References to an element herein using a designation such as “first,” “second,” and so forth does not generally limit the quantity or order of those elements. Rather, these designations may be used as a method of distinguishing between two or more elements or instances of an element. Thus, reference to first and second elements does not mean that only two elements may be used or that the first element precedes the second element. Additionally, unless otherwise stated, a set of elements may include one or more elements.
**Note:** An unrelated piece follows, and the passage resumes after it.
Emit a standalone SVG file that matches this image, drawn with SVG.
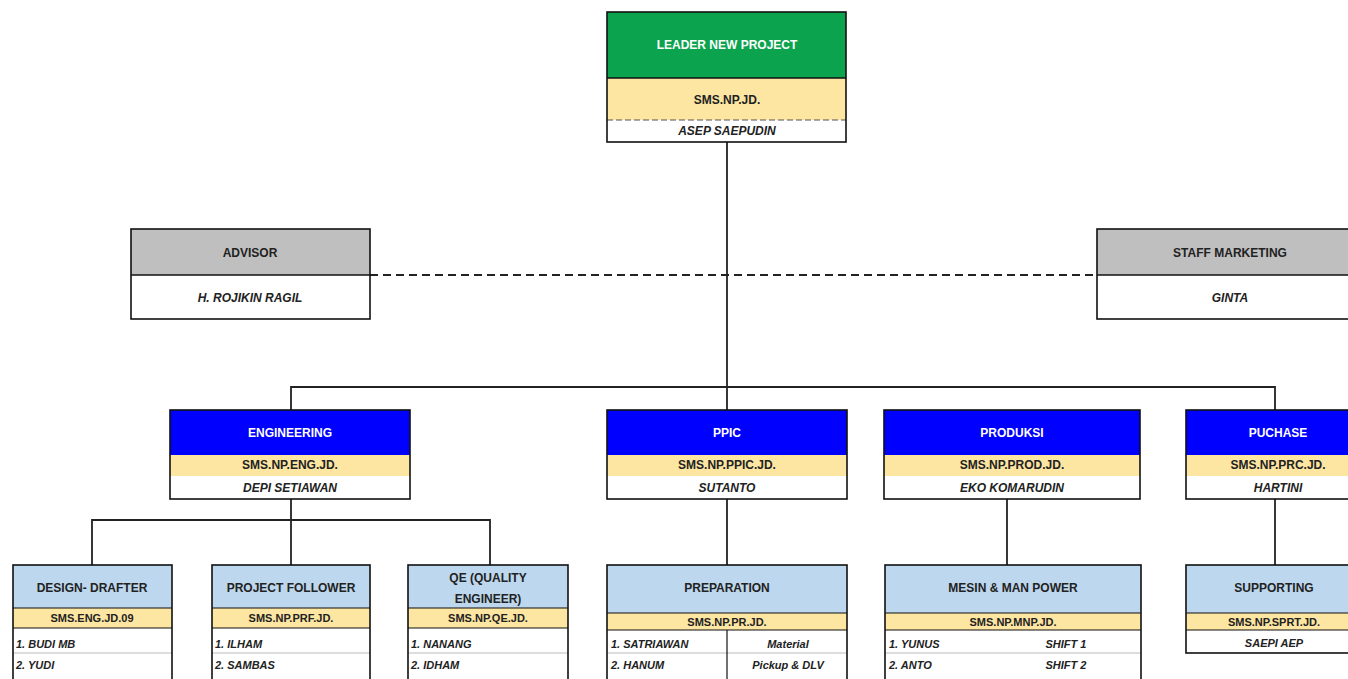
<svg xmlns="http://www.w3.org/2000/svg" width="1348" height="679" viewBox="0 0 1348 679">
<style>
.b{stroke:#111;stroke-width:1.6;fill:none}
.g{fill:#0BA34E}.y{fill:#FDE6A2}.w{fill:#fff}.gr{fill:#BFBFBF}.bl{fill:#0000FF}.lb{fill:#BDD7EE}
.t{font-family:"Liberation Sans",Arial,sans-serif;font-weight:bold;font-size:12px;text-anchor:middle;fill:#222}
.tw{fill:#fff}
.i{font-style:italic}
.s{font-size:11px}
.l{text-anchor:start}
.c{stroke:#222;stroke-width:1.8;fill:none}
.d{stroke:#222;stroke-width:1.8;fill:none;stroke-dasharray:8,5}
.sep{stroke:#bbb;stroke-width:1}
.ds{stroke:#555;stroke-width:1;stroke-dasharray:6,3}
</style>
<rect width="1348" height="679" fill="#fff"/>
<g id="connectors">
<line class="c" x1="727" y1="142" x2="727" y2="565"/>
<line class="d" x1="370" y1="275" x2="1097" y2="275"/>
<polyline class="c" points="291,410 291,387 1275,387 1275,410"/>
<line class="c" x1="291" y1="499" x2="291" y2="565"/>
<polyline class="c" points="92,565 92,520 490,520 490,565"/>
<line class="c" x1="1007" y1="499" x2="1007" y2="565"/>
<line class="c" x1="1275" y1="499" x2="1275" y2="565"/>
</g>
<g id="leader">
<rect class="g" x="607" y="12" width="239" height="66"/>
<rect class="y" x="607" y="78" width="239" height="42"/>
<rect class="w" x="607" y="120" width="239" height="22"/>
<line class="ds" x1="607" y1="120" x2="846" y2="120"/>
<line x1="607" y1="78" x2="846" y2="78" stroke="#111" stroke-width="1.4"/>
<rect class="b" x="607" y="12" width="239" height="130"/>
<text class="t tw" x="727" y="49">LEADER NEW PROJECT</text>
<text class="t" x="727" y="104">SMS.NP.JD.</text>
<text class="t i" x="727" y="135">ASEP SAEPUDIN</text>
</g>
<g id="advisor">
<rect class="gr" x="131" y="229" width="239" height="46"/>
<rect class="w" x="131" y="275" width="239" height="44"/>
<line x1="131" y1="275" x2="370" y2="275" stroke="#111" stroke-width="1.6"/>
<rect class="b" x="131" y="229" width="239" height="90"/>
<text class="t" x="250" y="257">ADVISOR</text>
<text class="t i" x="250" y="302">H. ROJIKIN RAGIL</text>
</g>
<g id="staff-marketing">
<rect class="gr" x="1097" y="229" width="266" height="46"/>
<rect class="w" x="1097" y="275" width="266" height="44"/>
<line x1="1097" y1="275" x2="1363" y2="275" stroke="#111" stroke-width="1.6"/>
<rect class="b" x="1097" y="229" width="266" height="90"/>
<text class="t" x="1230" y="257">STAFF MARKETING</text>
<text class="t i" x="1230" y="302">GINTA</text>
</g>
<g id="engineering">
<rect class="bl" x="170" y="410" width="240" height="45"/>
<rect class="y" x="170" y="455" width="240" height="21"/>
<rect class="w" x="170" y="476" width="240" height="23"/>
<rect class="b" x="170" y="410" width="240" height="89"/>
<text class="t tw" x="290" y="437">ENGINEERING</text>
<text class="t" x="290" y="469">SMS.NP.ENG.JD.</text>
<text class="t i" x="290" y="492">DEPI SETIAWAN</text>
</g>
<g id="ppic">
<rect class="bl" x="607" y="410" width="240" height="45"/>
<rect class="y" x="607" y="455" width="240" height="21"/>
<rect class="w" x="607" y="476" width="240" height="23"/>
<rect class="b" x="607" y="410" width="240" height="89"/>
<text class="t tw" x="727" y="437">PPIC</text>
<text class="t" x="727" y="469">SMS.NP.PPIC.JD.</text>
<text class="t i" x="727" y="492">SUTANTO</text>
</g>
<g id="produksi">
<rect class="bl" x="884" y="410" width="256" height="45"/>
<rect class="y" x="884" y="455" width="256" height="21"/>
<rect class="w" x="884" y="476" width="256" height="23"/>
<rect class="b" x="884" y="410" width="256" height="89"/>
<text class="t tw" x="1012" y="437">PRODUKSI</text>
<text class="t" x="1012" y="469">SMS.NP.PROD.JD.</text>
<text class="t i" x="1012" y="492">EKO KOMARUDIN</text>
</g>
<g id="puchase">
<rect class="bl" x="1186" y="410" width="184" height="45"/>
<rect class="y" x="1186" y="455" width="184" height="21"/>
<rect class="w" x="1186" y="476" width="184" height="23"/>
<rect class="b" x="1186" y="410" width="184" height="89"/>
<text class="t tw" x="1278" y="437">PUCHASE</text>
<text class="t" x="1278" y="469">SMS.NP.PRC.JD.</text>
<text class="t i" x="1278" y="492">HARTINI</text>
</g>
<g id="design-drafter">
<rect class="lb" x="13" y="565" width="159" height="43"/>
<rect class="y" x="13" y="608" width="159" height="20"/>
<rect class="w" x="13" y="628" width="159" height="62"/>
<line class="sep" x1="13" y1="653" x2="172" y2="653"/>
<line x1="13" y1="608" x2="172" y2="608" stroke="#111" stroke-width="1.2"/>
<line x1="13" y1="628" x2="172" y2="628" stroke="#111" stroke-width="1.2"/>
<rect class="b" x="13" y="565" width="159" height="125"/>
<text class="t" x="92" y="592">DESIGN- DRAFTER</text>
<text class="t s" x="92" y="622">SMS.ENG.JD.09</text>
<text class="t s i l" x="16" y="648">1. BUDI MB</text>
<text class="t s i l" x="16" y="669">2. YUDI</text>
</g>
<g id="project-follower">
<rect class="lb" x="212" y="565" width="158" height="43"/>
<rect class="y" x="212" y="608" width="158" height="20"/>
<rect class="w" x="212" y="628" width="158" height="62"/>
<line class="sep" x1="212" y1="653" x2="370" y2="653"/>
<line x1="212" y1="608" x2="370" y2="608" stroke="#111" stroke-width="1.2"/>
<line x1="212" y1="628" x2="370" y2="628" stroke="#111" stroke-width="1.2"/>
<rect class="b" x="212" y="565" width="158" height="125"/>
<text class="t" x="291" y="592">PROJECT FOLLOWER</text>
<text class="t s" x="291" y="622">SMS.NP.PRF.JD.</text>
<text class="t s i l" x="215" y="648">1. ILHAM</text>
<text class="t s i l" x="215" y="669">2. SAMBAS</text>
</g>
<g id="qe">
<rect class="lb" x="408" y="565" width="160" height="43"/>
<rect class="y" x="408" y="608" width="160" height="20"/>
<rect class="w" x="408" y="628" width="160" height="62"/>
<line class="sep" x1="408" y1="653" x2="568" y2="653"/>
<line x1="408" y1="608" x2="568" y2="608" stroke="#111" stroke-width="1.2"/>
<line x1="408" y1="628" x2="568" y2="628" stroke="#111" stroke-width="1.2"/>
<rect class="b" x="408" y="565" width="160" height="125"/>
<text class="t" x="488" y="582">QE (QUALITY</text>
<text class="t" x="488" y="603">ENGINEER)</text>
<text class="t s" x="488" y="622">SMS.NP.QE.JD.</text>
<text class="t s i l" x="411" y="648">1. NANANG</text>
<text class="t s i l" x="411" y="669">2. IDHAM</text>
</g>
<g id="preparation">
<rect class="lb" x="607" y="565" width="240" height="48"/>
<rect class="y" x="607" y="613" width="240" height="17"/>
<rect class="w" x="607" y="630" width="240" height="60"/>
<line class="sep" x1="607" y1="653" x2="847" y2="653"/>
<line x1="607" y1="613" x2="847" y2="613" stroke="#111" stroke-width="1.2"/>
<line x1="607" y1="630" x2="847" y2="630" stroke="#111" stroke-width="1.2"/>
<line x1="727" y1="630" x2="727" y2="690" stroke="#111" stroke-width="1.2"/>
<rect class="b" x="607" y="565" width="240" height="125"/>
<text class="t" x="727" y="592">PREPARATION</text>
<text class="t s" x="727" y="626">SMS.NP.PR.JD.</text>
<text class="t s i l" x="611" y="648">1. SATRIAWAN</text>
<text class="t s i l" x="611" y="669">2. HANUM</text>
<text class="t s i" x="788" y="648">Material</text>
<text class="t s i" x="788" y="669">Pickup &amp; DLV</text>
</g>
<g id="mesin-man-power">
<rect class="lb" x="885" y="565" width="256" height="48"/>
<rect class="y" x="885" y="613" width="256" height="17"/>
<rect class="w" x="885" y="630" width="256" height="60"/>
<line class="sep" x1="885" y1="653" x2="1141" y2="653"/>
<line x1="885" y1="613" x2="1141" y2="613" stroke="#111" stroke-width="1.2"/>
<line x1="885" y1="630" x2="1141" y2="630" stroke="#111" stroke-width="1.2"/>
<rect class="b" x="885" y="565" width="256" height="125"/>
<text class="t" x="1013" y="592">MESIN &amp; MAN POWER</text>
<text class="t s" x="1013" y="626">SMS.NP.MNP.JD.</text>
<text class="t s i l" x="889" y="648">1. YUNUS</text>
<text class="t s i l" x="889" y="669">2. ANTO</text>
<text class="t s i" x="1066" y="648">SHIFT 1</text>
<text class="t s i" x="1066" y="669">SHIFT 2</text>
</g>
<g id="supporting">
<rect class="lb" x="1186" y="565" width="176" height="48"/>
<rect class="y" x="1186" y="613" width="176" height="17"/>
<rect class="w" x="1186" y="630" width="176" height="23"/>
<line x1="1186" y1="613" x2="1362" y2="613" stroke="#111" stroke-width="1.2"/>
<line x1="1186" y1="630" x2="1362" y2="630" stroke="#111" stroke-width="1.2"/>
<rect class="b" x="1186" y="565" width="176" height="88"/>
<text class="t" x="1274" y="592">SUPPORTING</text>
<text class="t s" x="1274" y="626">SMS.NP.SPRT.JD.</text>
<text class="t s i" x="1274" y="647">SAEPI AEP</text>
</g>
</svg>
Terminology in the form of “at least one of A, B, or C” or “A, B, C, or any combination thereof” used in the description or the claims means “A or B or C or any combination of these elements.” For example, this terminology may include A, or B, or C, or A and B, or A and C, or A and B and C, or 2A, or 2B, or 2C, or 2A and B, and so on. As an additional example, “at least one of: A, B, or C” is intended to cover A, B, C, A-B, A-C, B-C, and A-B-C, as well as multiples of the same members. Likewise, “at least one of: A, B, and C” is intended to cover A, B, C, A-B, A-C, B-C, and A-B-C, as well as multiples of the same members.

Similarly, as used herein, a phrase referring to a list of items linked with “and/or” refers to any combination of the items. As an example, “A and/or B” is intended to cover A alone, B alone, or A and B together. As another example, “A, B and/or C” is intended to cover A alone, B alone, C alone, A and B together, A and C together, B and C together, or A, B, and C together.